Berry directed the Grand Manan International 1984. He also became involved at the Olympiad level later that same year in Thessaloniki. He returned to the Olympiad in 1996 Yerevan, 2000 Istanbul, and 2004 Calvià. He was assistant arbiter for the seven Candidates' matches at the 1988 World Chess Festival, Saint John, New Brunswick, the largest chess event ever held in Canada. He helped to run the 1988 World Rapid Championships in Mazatlán. From 1994–1999, he was head arbiter for the North Bay International Open series of six tournaments, which averaged over 250 players. Berry was head arbiter for the 25th anniversary of the Keres Memorial Tournament, Vancouver 2000, and an assistant arbiter at the U.S. Chess Championship, Seattle, in 2002–2003.

He oversaw three Canadian Open Chess Championships: Winnipeg 1986, Kapuskasing 2003 (where he introduced the "Kap" pairing system), and Ottawa 2007, where a record 22 grandmasters participated and where he introduced for the first time in Canada the Capelle la Grande pairing system.

In 2014, Berry received a service award from FIDE.

==Chess administrator==
While still a university student, Berry was president of the British Columbia Chess Federation.
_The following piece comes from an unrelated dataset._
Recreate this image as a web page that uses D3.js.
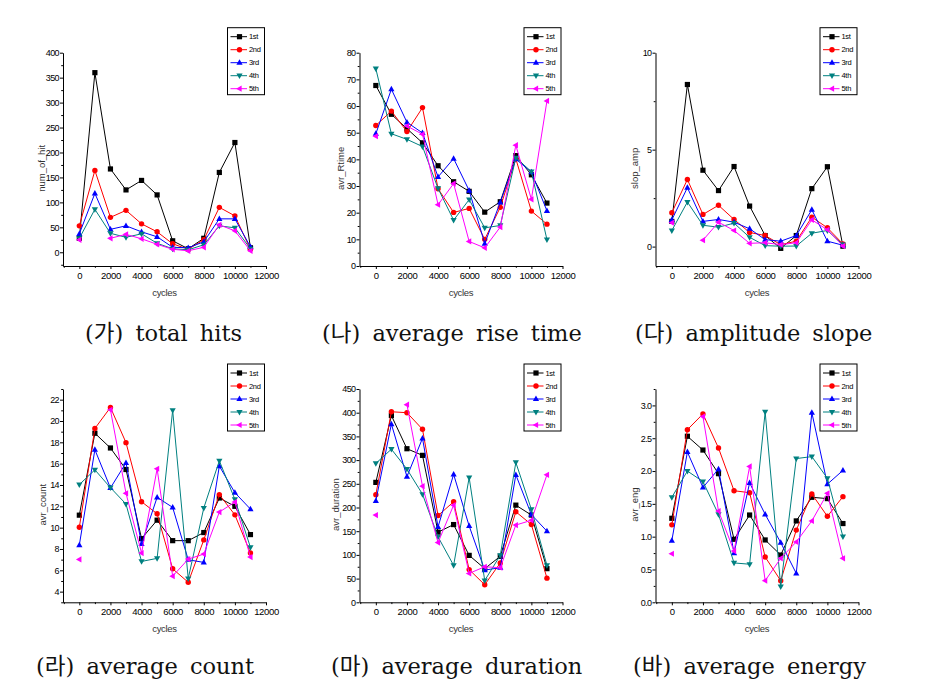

He served as executive director of the Chess Federation of Canada from 1975–1983.

==Publications==
- Canadian Junior Chess Championship 74: Tournament Book of the Fourth Canadian Junior Chess Championship (1974)
- 62nd Canadian Closed Chess Championship and Zonal Tournament, Toronto 1978 (1978)
- Diamond Dust (1991) (with John Wright), the book of the international grandmaster correspondence tournament organized to celebrate CCCA's 60th anniversary
- The Pocket Guide to Chess (2005)
- Chess columnist, Globe and Mail (1981–2012)
- Chess columnist, Ottawa Journal (1975–1980); he was voted chess columnist of the year in 1977
- Editor, CFC Bulletin (later called Chess Canada) (1975–1983), and later an occasional contributor
- Technical editor, Inside Chess (1988–2000)
- Technical/layout editor, Chess on the Edge (2008), the Duncan Suttles chess project published in three volumes

Berry was inducted into the Canadian Chess Hall of Fame in 2001.